Distribution click & collect
Solution miracle ou poudre aux yeux ?

Apparu pendant le premier confinement, le "click & collect" (commande à distance à retirer au magasin, NDLR) a permis à de nombreux producteurs de continuer d’écouler leurs produits. Mais entre les investissements nécessaires et le retour des consommateurs à leurs habitudes, la question de leur pérennisation sur le long terme se pose.

Solution miracle ou poudre aux yeux ?
Dans les drives, les producteurs déposent leurs produits qui sont ensuite regroupés dans des paniers par les gérants du drive avant que les clients ne viennent les récupérer. ©Estelle Teyssier

Animés par le souhait de soutenir l’économie locale et de consommer mieux, de nombreux Français se sont tournés vers les circuits courts depuis le début de la crise sanitaire. D’après une enquête intitulée "La vie d’après" menée du 29 mars au 2 avril 2021 par l’institut d’études ObSoCo, 47 % des Français interrogés indiquent avoir fréquenté des marchés paysans (+ 5 points par rapport à décembre 2020), 42 % s’être rendus directement chez l’exploitant (+ 4 points) et 25 % avoir commandé directement chez le producteur via un site internet (+ 4 points).

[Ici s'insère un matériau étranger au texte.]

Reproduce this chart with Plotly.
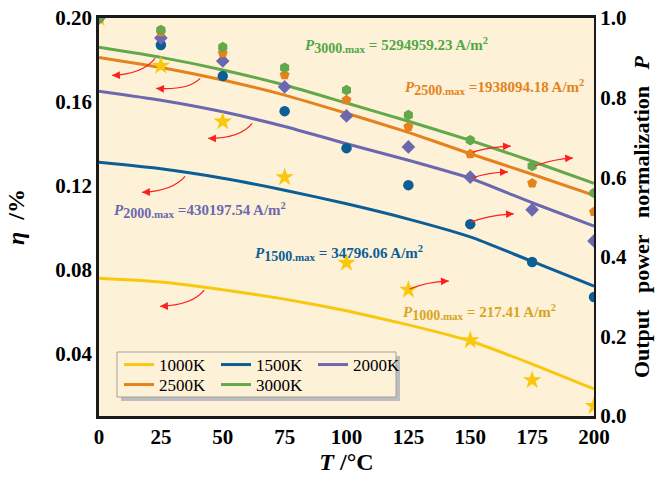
import plotly.graph_objects as go
import math

T = [0, 25, 50, 75, 100, 125, 150, 175, 200]
series_names = ["1000K", "1500K", "2000K", "2500K", "3000K"]
legend_rows = ["legend", "legend", "legend", "legend2", "legend2"]
colors = ["#F9C80E", "#0B5E96", "#6B68B0", "#E4821E", "#63A84A"]
text_colors = ["#D9A520", "#0B5E96", "#6B68B0", "#E4821E", "#4FA846"]
symbols = ["star", "circle", "diamond", "pentagon", "hexagon"]

# efficiency (left axis, lines)
eta_1000 = [0.0758, 0.0740, 0.0703, 0.0658, 0.0602, 0.0535, 0.0458, 0.0348, 0.0229]
eta_1500 = [0.1311, 0.1280, 0.1235, 0.1178, 0.1113, 0.1040, 0.0955, 0.0838, 0.0720]
eta_2000 = [0.1650, 0.1607, 0.1552, 0.1482, 0.1400, 0.1321, 0.1235, 0.1118, 0.1006]
eta_2500 = [0.1812, 0.1764, 0.1704, 0.1632, 0.1545, 0.1454, 0.1352, 0.1254, 0.1154]
eta_3000 = [0.1860, 0.1812, 0.1752, 0.1680, 0.1594, 0.1507, 0.1416, 0.1316, 0.1211]

# normalized output power (right axis, markers)
p_1000 = [1.0, 0.88, 0.74, 0.60, 0.385, 0.317, 0.19, 0.09, 0.025]
p_1500 = [1.0, 0.932, 0.854, 0.766, 0.673, 0.58, 0.482, 0.387, 0.299]
p_2000 = [1.0, 0.95, 0.892, 0.827, 0.754, 0.676, 0.60, 0.518, 0.44]
p_2500 = [1.0, 0.965, 0.912, 0.857, 0.794, 0.727, 0.658, 0.585, 0.513]
p_3000 = [1.0, 0.97, 0.927, 0.875, 0.819, 0.756, 0.693, 0.628, 0.56]

eta_all = [eta_1000, eta_1500, eta_2000, eta_2500, eta_3000]
p_all = [p_1000, p_1500, p_2000, p_2500, p_3000]

x_ticks = [0, 25, 50, 75, 100, 125, 150, 175, 200]
y_ticks = [0.04, 0.08, 0.12, 0.16, 0.20]
y_tick_text = ["0.04", "0.08", "0.12", "0.16", "0.20"]
y2_ticks = [0.0, 0.2, 0.4, 0.6, 0.8, 1.0]
y2_tick_text = ["0.0", "0.2", "0.4", "0.6", "0.8", "1.0"]

p_labels = [
    ("1000", "= 217.41 A/m<sup>2</sup>", 121.9, 0.0596),
    ("1500", "= 34796.06 A/m<sup>2</sup>", 62.3, 0.0877),
    ("2000", "=430197.54 A/m<sup>2</sup>", 5.3, 0.1082),
    ("2500", "=1938094.18 A/m<sup>2</sup>", 122.7, 0.1669),
    ("3000", "= 5294959.23 A/m<sup>2</sup>", 82.6, 0.1869),
]

# curved arrows: (start, control, end) in data coords
arrows_left = [
    ((22.7, 0.1807), (17.4, 0.1731), (5.3, 0.1726)),
    ((40.9, 0.1712), (36.0, 0.1654), (23.1, 0.1664)),
    ((61.9, 0.1497), (57.1, 0.1425), (44.1, 0.1425)),
    ((34.8, 0.1244), (29.6, 0.1173), (17.4, 0.1168)),
    ((42.5, 0.0701), (37.7, 0.0629), (24.7, 0.0624)),
]
arrows_right = [
    ((151.0, 0.663), (157.5, 0.676), (166.4, 0.678)),
    ((176.1, 0.628), (183.4, 0.646), (191.5, 0.648)),
    ((150.6, 0.598), (157.5, 0.613), (165.2, 0.613)),
    ((150.2, 0.487), (157.5, 0.505), (167.6, 0.508)),
    ((125.5, 0.319), (132.0, 0.337), (141.3, 0.339)),
]

FONT = "Liberation Serif, Times New Roman, serif"
W, H = 668, 479
ML, MR, MT, MB = 99, 74, 18, 63
Y_RANGE = [0.01, 0.20]
Y2_RANGE = [0.0, 1.0]
X_RANGE = [0, 200]

fig = go.Figure()

for i, name in enumerate(series_names):
    fig.add_trace(go.Scatter(
        x=T, y=eta_all[i], mode="lines", name=name, legend=legend_rows[i],
        line=dict(color=colors[i], width=3, shape="spline", smoothing=0.5),
        yaxis="y",
    ))

for i, name in enumerate(series_names):
    fig.add_trace(go.Scatter(
        x=T, y=p_all[i], mode="markers", name=name, showlegend=False,
        marker=dict(symbol=symbols[i], color=colors[i],
                    size=14 if symbols[i] == "star" else 10.5,
                    line=dict(width=0)),
        yaxis="y2",
    ))

pw = W - ML - MR
ph = H - MT - MB
sx = pw / (X_RANGE[1] - X_RANGE[0])
sy = ph / (Y_RANGE[1] - Y_RANGE[0])
sy2 = ph / (Y2_RANGE[1] - Y2_RANGE[0])

shapes = []
annotations = []

def add_arrow(s, c, e, yref, scale):
    shapes.append(dict(
        type="path", xref="x", yref=yref,
        path=f"M {s[0]},{s[1]} Q {c[0]},{c[1]} {e[0]},{e[1]}",
        line=dict(color="#FF1E1E", width=1.2), layer="above",
    ))
    dx = (c[0] - e[0]) * sx
    dy = -(c[1] - e[1]) * scale
    n = math.hypot(dx, dy) or 1
    L = 7
    annotations.append(dict(
        x=e[0], y=e[1], xref="x", yref=yref, ax=dx / n * L, ay=dy / n * L,
        showarrow=True, arrowhead=2, arrowsize=1.3, arrowwidth=1.2,
        arrowcolor="#FF1E1E", text="", standoff=0, startstandoff=0,
    ))

for s, c, e in arrows_left:
    add_arrow(s, c, e, "y", sy)
for s, c, e in arrows_right:
    add_arrow(s, c, e, "y2", sy2)

for i, (sub, rest, xx, yy) in enumerate(p_labels):
    annotations.append(dict(
        x=xx, y=yy, xref="x", yref="y", xanchor="left", yanchor="middle",
        showarrow=False,
        text=(f"<i>P</i><sub><span style='font-size:14px'>{sub}</span>"
              f"<span style='font-size:11px'>.max</span></sub> {rest}"),
        font=dict(family=FONT, size=15, color=text_colors[i], weight="bold"),
    ))

# legend box (background, border, shadow) in paper coords
def px_x(p):
    return (p - ML) / pw

def px_y(p):
    return (H - MB - p) / ph

lx0, lx1 = px_x(117), px_x(396)
ly_top, ly_bot = px_y(352), px_y(397)
shapes.append(dict(type="rect", xref="paper", yref="paper",
                   x0=px_x(121), x1=px_x(400), y0=px_y(401), y1=px_y(356),
                   fillcolor="#BDBDBD", line=dict(width=0), layer="above"))
shapes.append(dict(type="rect", xref="paper", yref="paper",
                   x0=lx0, x1=lx1, y0=ly_bot, y1=ly_top,
                   fillcolor="#FDF2D8", line=dict(color="#A0A0A0", width=1),
                   layer="above"))

leg_common = dict(
    orientation="h", xanchor="left", yanchor="top",
    bgcolor="rgba(0,0,0,0)", borderwidth=0,
    font=dict(family=FONT, size=17, color="black"),
    entrywidth=52, entrywidthmode="pixels",
    traceorder="normal", tracegroupgap=0, itemwidth=30,
)

fig.update_layout(
    width=W, height=H,
    margin=dict(l=ML, r=MR, t=MT, b=MB, autoexpand=False),
    paper_bgcolor="white",
    plot_bgcolor="#FDF2D8",
    font=dict(family=FONT, color="black"),
    shapes=shapes,
    annotations=annotations,
    showlegend=True,
    legend=dict(x=px_x(119), y=px_y(347), **leg_common),
    legend2=dict(x=px_x(119), y=px_y(367), **leg_common),
    xaxis=dict(
        range=X_RANGE, tickvals=x_ticks, ticktext=[str(v) for v in x_ticks],
        showgrid=False, zeroline=False, showline=True, linewidth=2.5,
        linecolor="#1A1A1A", mirror=True, ticks="",
        tickfont=dict(family=FONT, size=21, weight="bold"),
        title=dict(text="<i>T</i> /°C", font=dict(family=FONT, size=24, weight="bold"),
                   standoff=4),
        automargin=False,
    ),
    yaxis=dict(
        range=Y_RANGE, tickvals=y_ticks, ticktext=y_tick_text,
        showgrid=False, zeroline=False, showline=True, linewidth=2.5,
        linecolor="#1A1A1A", ticks="",
        tickfont=dict(family=FONT, size=21, weight="bold"),
        title=dict(text="<i>η</i>\u00a0\u00a0/%", font=dict(family=FONT, size=24, weight="bold"),
                   standoff=24),
        automargin=False,
    ),
    yaxis2=dict(
        range=Y2_RANGE, tickvals=y2_ticks, ticktext=y2_tick_text,
        overlaying="y", side="right",
        showgrid=False, zeroline=False, showline=True, linewidth=2,
        linecolor="#1A1A1A", ticks="",
        tickfont=dict(family=FONT, size=21, weight="bold"),
        title=dict(text="Output\u00a0\u00a0\u00a0power\u00a0\u00a0\u00a0normalization\u00a0\u00a0\u00a0<i>P</i>",
                   font=dict(family=FONT, size=22, weight="bold"), standoff=8),
        automargin=False,
    ),
)

fig.write_html("out.html", config={"displayModeBar": False},
               post_script="document.body.style.margin='0px';")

D’après une autre étude, "Digitalisation du commerce : les attentes des Français en 2021", réalisée par Dalenys avec Opinion Way, 85 % des Français estiment par ailleurs que les commerces auraient intérêt à renforcer leurs services de click & collect. Cette solution, adoptée un peu par défaut par des producteurs empêchés d’écouler leurs stocks à cause des restrictions sanitaires, leur permet de proposer aux clients de retirer leurs achats dans leurs points de vente après les avoir réservés ou commandés à distance.

Des avantages… mais aussi quelques inconvénients !

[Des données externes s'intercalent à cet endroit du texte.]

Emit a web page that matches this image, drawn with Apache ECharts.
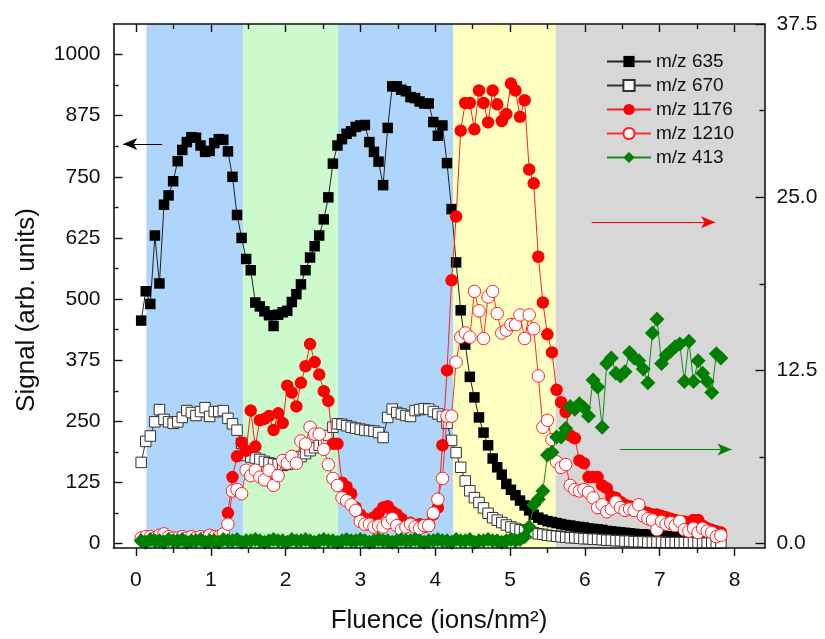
<!DOCTYPE html>
<html>
<head>
<meta charset="utf-8">
<script src="https://cdn.jsdelivr.net/npm/echarts/dist/echarts.min.js"></script>
<style>
html,body{margin:0;padding:0;background:#fff;}
#chart{width:825px;height:639px;}
</style>
</head>
<body>
<div id="chart"></div>
<script>
// Fluence (ions/nm^2) of each measurement
const fluence = [
0.070,0.131,0.192,0.253,0.314,0.375,0.436,0.497,0.558,0.619,
0.680,0.741,0.802,0.863,0.924,0.985,1.046,1.107,1.168,1.229,
1.290,1.351,1.412,1.473,1.534,1.595,1.656,1.717,1.778,1.839,
1.900,1.961,2.022,2.083,2.144,2.205,2.266,2.327,2.388,2.449,
2.510,2.571,2.632,2.693,2.754,2.815,2.876,2.937,2.998,3.059,
3.120,3.181,3.242,3.303,3.364,3.425,3.486,3.547,3.608,3.669,
3.730,3.791,3.852,3.913,3.974,4.035,4.096,4.157,4.218,4.279,
4.340,4.401,4.462,4.523,4.584,4.645,4.706,4.767,4.828,4.889,
4.950,5.011,5.072,5.133,5.194,5.255,5.316,5.377,5.438,5.499,
5.560,5.621,5.682,5.743,5.804,5.865,5.926,5.987,6.048,6.109,
6.170,6.231,6.292,6.353,6.414,6.475,6.536,6.597,6.658,6.719,
6.780,6.841,6.902,6.963,7.024,7.085,7.146,7.207,7.268,7.329,
7.390,7.451,7.512,7.573,7.634,7.695,7.756,7.817];

// m/z 635 (left axis)
const mz635 = [
456,516,490,630,532,693,712,741,782,805,
821,831,830,814,801,803,819,827,826,802,
750,672,625,582,559,493,485,475,467,445,
468,473,476,494,510,530,559,585,608,630,
663,708,777,814,827,838,843,852,855,856,
821,801,781,733,850,935,935,928,925,913,
911,904,900,900,862,834,855,778,684,575,
477,407,341,299,258,227,201,174,156,141,
122,110,99,88,78,68,59,53,49,46,
44,42,40,38,37,35,34,33,31,30,
29,28,26,25,24,23,22,21,20,19,
19,18,17,16,16,15,14,14,13,13,
12,12,11,11,10,10,9,9];

// m/z 670 (left axis)
const mz670 = [
166,209,220,249,274,254,249,246,249,258,
272,268,262,270,278,260,270,270,272,256,
245,232,205,180,177,175,172,168,165,163,
162,160,162,166,172,178,184,190,196,201,
210,221,238,245,244,241,238,236,234,232,
231,230,227,217,258,275,268,265,262,260,
272,274,276,275,270,265,260,246,211,186,
156,128,108,94,84,73,62,53,48,43,
38,34,31,28,26,24,22,20,19,17,
16,15,14,13,12,12,11,10,10,9,
9,8,7,7,6,6,5,5,4,4,
4,3,3,3,3,2,2,2,2,2,
2,2,1,1,1,1,1,1];

// m/z 1176 (right axis)
const mz1176 = [
0.3,0.2,0.4,0.3,0.2,0.3,0.4,0.3,0.2,0.3,
0.3,0.2,0.4,0.3,0.5,0.3,0.2,0.4,0.6,2.2,
4.8,6.3,7.3,6.7,9.6,7.0,8.9,9.0,9.2,8.2,
9.4,8.7,11.4,10.9,9.9,11.6,12.8,14.4,13.1,12.2,
11.0,10.3,7.2,7.2,4.4,4.1,3.6,2.6,2.1,1.8,
1.7,1.9,2.2,2.6,2.7,2.3,2.1,1.8,1.4,1.5,
1.2,1.4,1.2,1.4,2.1,2.6,7.1,12.5,19.0,23.6,
29.8,31.8,31.8,29.9,32.7,31.8,30.4,32.7,31.7,30.5,
31.0,33.2,32.7,30.8,32.0,27.0,26.0,20.7,17.4,15.1,
13.8,11.1,10.2,9.5,7.8,7.6,6.0,5.8,4.8,4.8,
4.8,4.2,4.0,3.4,3.3,3.0,2.8,2.7,2.5,2.4,
2.3,2.2,2.1,2.1,2.0,1.9,1.8,1.7,1.6,1.6,
1.5,1.7,1.7,1.3,1.1,1.0,0.9,0.8];

// m/z 1210 (right axis)
const mz1210 = [
0.4,0.5,0.5,0.4,0.6,0.7,0.5,0.4,0.4,0.5,
0.4,0.5,0.4,0.5,0.4,0.6,0.5,0.5,0.7,1.4,
3.8,3.9,3.6,5.3,4.9,5.3,4.8,4.6,5.3,4.2,
4.9,6.0,5.8,6.3,5.8,7.4,7.2,8.4,7.9,7.9,
6.8,5.7,4.7,4.2,3.3,3.1,2.8,2.4,1.6,1.4,
1.4,1.2,1.3,1.2,1.5,1.8,1.3,1.0,1.2,1.4,
1.2,1.1,1.3,1.3,2.2,3.2,4.7,9.2,9.2,13.1,
14.9,15.2,14.9,18.2,16.8,14.8,17.8,18.2,16.6,15.2,
15.4,15.8,15.8,16.5,14.8,16.5,15.5,12.1,8.4,8.9,
7.5,5.9,5.5,5.7,4.2,3.9,3.8,3.9,3.7,3.3,
2.6,2.8,2.3,2.5,3.0,2.6,2.4,2.5,2.4,2.8,
2.0,1.8,1.7,1.0,1.6,1.4,1.5,1.3,1.6,1.0,
0.9,1.1,0.8,1.1,0.9,0.8,0.5,0.6];

// m/z 413 (right axis)
const mz413 = [
0.2,0.1,0.3,0.2,0.2,0.1,0.3,0.2,0.2,0.3,
0.1,0.2,0.2,0.3,0.1,0.2,0.2,0.1,0.3,0.2,
0.2,0.3,0.1,0.2,0.2,0.3,0.2,0.1,0.2,0.3,
0.2,0.2,0.1,0.3,0.2,0.2,0.3,0.2,0.1,0.2,
0.3,0.2,0.2,0.1,0.2,0.3,0.2,0.2,0.3,0.2,
0.1,0.2,0.3,0.2,0.2,0.1,0.2,0.3,0.2,0.2,
0.3,0.2,0.1,0.2,0.2,0.3,0.2,0.2,0.1,0.3,
0.2,0.2,0.3,0.1,0.2,0.2,0.3,0.2,0.2,0.1,
0.2,0.3,0.2,0.3,0.5,1.2,2.8,3.2,3.8,6.4,
6.6,7.7,7.7,8.3,9.9,9.7,10.1,9.8,9.2,11.8,
11.3,8.4,13.0,13.4,12.3,12.1,12.4,13.8,13.4,13.2,
12.6,11.6,15.2,16.2,13.0,13.6,13.9,14.2,14.4,11.7,
14.6,11.7,13.2,12.3,11.7,10.9,13.7,13.4];

const seriesNames = ['m/z 635','m/z 670','m/z 1176','m/z 1210','m/z 413'];

// Background regions (fluence boundaries)
const bandEdges = [0.14, 1.43, 2.70, 4.24, 5.61, 8.4];
const bandColors = ['#afd5fa','#ccfacc','#afd5fa','#ffffc2','#d7d7d7'];

// Axis ticks / labels
const xTicks = [0,1,2,3,4,5,6,7,8];
const xMinorTicks = [0.5,1.5,2.5,3.5,4.5,5.5,6.5,7.5];
const leftTicks = [0,125,250,375,500,625,750,875,1000];
const leftMinorTicks = [62.5,187.5,312.5,437.5,562.5,687.5,812.5,937.5];
const rightTicks = [0,12.5,25,37.5];
const rightMinorTicks = [6.25,18.75,31.25];

// Arrow annotations: [x0, y0, x1, y1]
const arrowLeft = [0.35, 817, -0.17, 817];
const arrowRed = [6.09, 23.2, 7.74, 23.2];
const arrowGreen = [6.47, 6.8, 7.96, 6.8];

const X_MIN = -0.3, X_MAX = 8.4;
const L_MIN = -9, L_MAX = 1062.5;
const R_MAX = 37.5, R_MIN = L_MIN * R_MAX / L_MAX;

const FONT = '"Liberation Sans", Arial, sans-serif';
const chart = echarts.init(document.getElementById('chart'), null, {renderer:'canvas'});

function pts(vals){ return fluence.map((x,i)=>[x, vals[i]]); }

function xAx(pos, ticks, len, inside, main){
  return {
    type:'value', position:pos, min:X_MIN, max:X_MAX, z:10,
    axisLine:{show:main, onZero:false, lineStyle:{color:'#111', width:1.6}},
    axisTick:{show:true, inside:inside, length:len, customValues:ticks, lineStyle:{color:'#111', width:1.4}},
    axisLabel:{show:(main && pos==='bottom'), customValues:xTicks, margin:22, fontSize:21, color:'#111', fontFamily:FONT},
    splitLine:{show:false}
  };
}
function yAx(pos, mn, mx, ticks, len, main, labelVals, fmt, margin){
  return {
    type:'value', position:pos, min:mn, max:mx, z:10,
    axisLine:{show:main, onZero:false, lineStyle:{color:'#111', width:1.6}},
    axisTick:{show:true, inside:true, length:len, customValues:ticks, lineStyle:{color:'#111', width:1.4}},
    axisLabel:{show:main, customValues:labelVals, formatter:fmt, margin:margin, fontSize:21, color:'#111', fontFamily:FONT},
    splitLine:{show:false}
  };
}

const bandData = [];
for (let k=0;k<bandColors.length;k++){
  bandData.push([{xAxis:bandEdges[k], itemStyle:{color:bandColors[k]}},{xAxis:bandEdges[k+1]}]);
}

function arrowLine(a, color){
  return {
    silent:true, animation:false, symbol:['none','arrow'], symbolSize:[9,14],
    label:{show:false}, emphasis:{disabled:true},
    lineStyle:{color:color, width:1, type:'solid'},
    data:[[{coord:[a[0],a[1]]},{coord:[a[2],a[3]]}]]
  };
}

const option = {
  animation:false,
  backgroundColor:'#ffffff',
  grid:{left:113.5, right:60.5, top:24, bottom:89.5, containLabel:false},
  legend:{
    orient:'vertical', left:606, top:52, padding:0, itemWidth:44, itemHeight:14, itemGap:5,
    selectedMode:false, data:seriesNames,
    textStyle:{fontSize:19, color:'#111', fontFamily:FONT}
  },
  xAxis:[
    Object.assign(xAx('bottom', xTicks, 8, false, true), {name:'Fluence (ions/nm²)', nameLocation:'middle', nameGap:60, nameTextStyle:{fontSize:26, color:'#111', fontFamily:FONT}}),
    xAx('bottom', xMinorTicks, 5, false, false),
    xAx('top', xTicks, 8, true, true),
    xAx('top', xMinorTicks, 5, true, false)
  ],
  yAxis:[
    Object.assign(yAx('left', L_MIN, L_MAX, leftTicks, 9, true, leftTicks, v=>String(v), 13), {name:'Signal (arb. units)', nameLocation:'middle', nameGap:74, nameTextStyle:{fontSize:26, color:'#111', fontFamily:FONT, padding:[0,48,0,0]}}),
    yAx('left', L_MIN, L_MAX, leftMinorTicks, 5, false, [], null, 8),
    yAx('right', R_MIN, R_MAX, rightTicks, 9, true, rightTicks, v=>Number(v).toFixed(1), 12),
    yAx('right', R_MIN, R_MAX, rightMinorTicks, 5, false, [], null, 8)
  ],
  series:[
    {type:'line', name:'bands', data:[], xAxisIndex:0, yAxisIndex:0, z:1, silent:true,
     markArea:{silent:true, animation:false, data:bandData}},
    {type:'line', name:seriesNames[0], data:pts(mz635), xAxisIndex:0, yAxisIndex:0, z:3,
     symbol:'rect', symbolSize:10.5, showAllSymbol:true,
     lineStyle:{color:'#222', width:1}, itemStyle:{color:'#000', borderColor:'#000', borderWidth:0},
     markLine:arrowLine(arrowLeft,'#000')},
    {type:'line', name:seriesNames[1], data:pts(mz670), xAxisIndex:0, yAxisIndex:0, z:3,
     symbol:'rect', symbolSize:10.5, showAllSymbol:true,
     lineStyle:{color:'#333', width:1}, itemStyle:{color:'#fff', borderColor:'#333', borderWidth:1}},
    {type:'line', name:seriesNames[2], data:pts(mz1176), xAxisIndex:0, yAxisIndex:2, z:4,
     symbol:'circle', symbolSize:12.5, showAllSymbol:true,
     lineStyle:{color:'#ff2020', width:1}, itemStyle:{color:'#ff0000', borderColor:'#ff0000', borderWidth:0},
     markLine:arrowLine(arrowRed,'#ff0000')},
    {type:'line', name:seriesNames[3], data:pts(mz1210), xAxisIndex:0, yAxisIndex:2, z:4,
     symbol:'circle', symbolSize:12.5, showAllSymbol:true,
     lineStyle:{color:'#ff3030', width:1}, itemStyle:{color:'#ffffff', borderColor:'#ff2020', borderWidth:1}},
    {type:'line', name:seriesNames[4], data:pts(mz413), xAxisIndex:0, yAxisIndex:2, z:5,
     symbol:'diamond', symbolSize:15, showAllSymbol:true,
     lineStyle:{color:'#1a8a1a', width:1}, itemStyle:{color:'#007f00', borderColor:'#007f00', borderWidth:0},
     markLine:arrowLine(arrowGreen,'#007f00')}
  ]
};
chart.setOption(option);
</script>
</body>
</html>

Viticultrice au domaine Jean-Pierre Rivière basé à Lachassagne (Rhône), Marine Larivière fait partie de ces producteurs qui se sont lancés dans le click & collect. Elle raconte : « Le principe est simple, les consommateurs passent leurs commandes sur la boutique en ligne et nous leur la préparons. Ensuite, ils viennent la chercher, soit pendant nos horaires d’ouverture, soit en dehors et dans ce cas, ils laissent un chèque dans la boîte aux lettres ». Même si elle ne remplace pas son activité principale, la recette se révèle rentable, affirme la viticultrice. Et permet surtout de toucher de nouveaux clients, souvent plus jeunes. « Je conserverai le click & collect après la crise car la digitalisation représente un vrai levier de développement », explique-t-elle. Président de la fédération des associations viticoles de la Loire, Thierry Farjon se révèle lui moins convaincu. « Pour moi, le click & collect représente plus un inconvénient qu’un avantage car il dénature un peu notre activité. Les consommateurs achètent pour une étiquette, sans dégustation, et nous viticulteurs avons l’impression de n’être que de simples distributeurs », regrette-t-il. Même son de cloche du côté de Michel Coillard, apiculteur à la tête du Rucher des nymphes dans l’Ain : « Concilier production et vente n’est pas si simple : cela suppose des investissements matériels mais surtout une charge de travail supplémentaire. Les consommateurs sont-ils d’accord pour payer un peu plus pour rémunérer cette nouvelle offre de service ? » interroge-t-il.

Le monde agricole privilégie le drive

Face à l’investissement financier et organisationnel qu’exige la mise en place du click & collect, le monde agricole a majoritairement privilégié un fonctionnement plus collectif : le drive. D’après le site www.drive-fermiers.fr, quelque 332 drives sont aujourd’hui en activité en France. Le principe reste le même que le click & collect : les clients passent directement commande auprès des producteurs mais ceux-ci, au lieu de devoir gérer la partie vente, « se contentent » de préparer leurs commandes et de les laisser dans les drives qui accueillent les clients. Animatrice circuits courts à la chambre d’agriculture du Puy-de-Dôme, Estelle Teyssier gère au quotidien deux drives toujours en activité un an après. Elle témoigne : « Avec le confinement, beaucoup de producteurs avaient du stock sur les bras. En face, de plus en plus de consommateurs étaient à la recherche de produits fermiers donc il existait une vraie attente. Pour certains agriculteurs qui exposaient habituellement sur les marchés, le drive peut d’ailleurs se révéler moins chronophage ! » Pour Laurent Joyet de la chambre régionale d’agriculture Auvergne-Rhône-Alpes, « si l’activité des drives fermiers a ralenti car les gens reprennent leurs habitudes, beaucoup deviendront pérennes ». Et de conclure : « Cette forme de click & collect n’est pas une révolution mais c’est une opportunité qu’il faut saisir. Elle peut offrir de nouveaux débouchés aux agriculteurs ».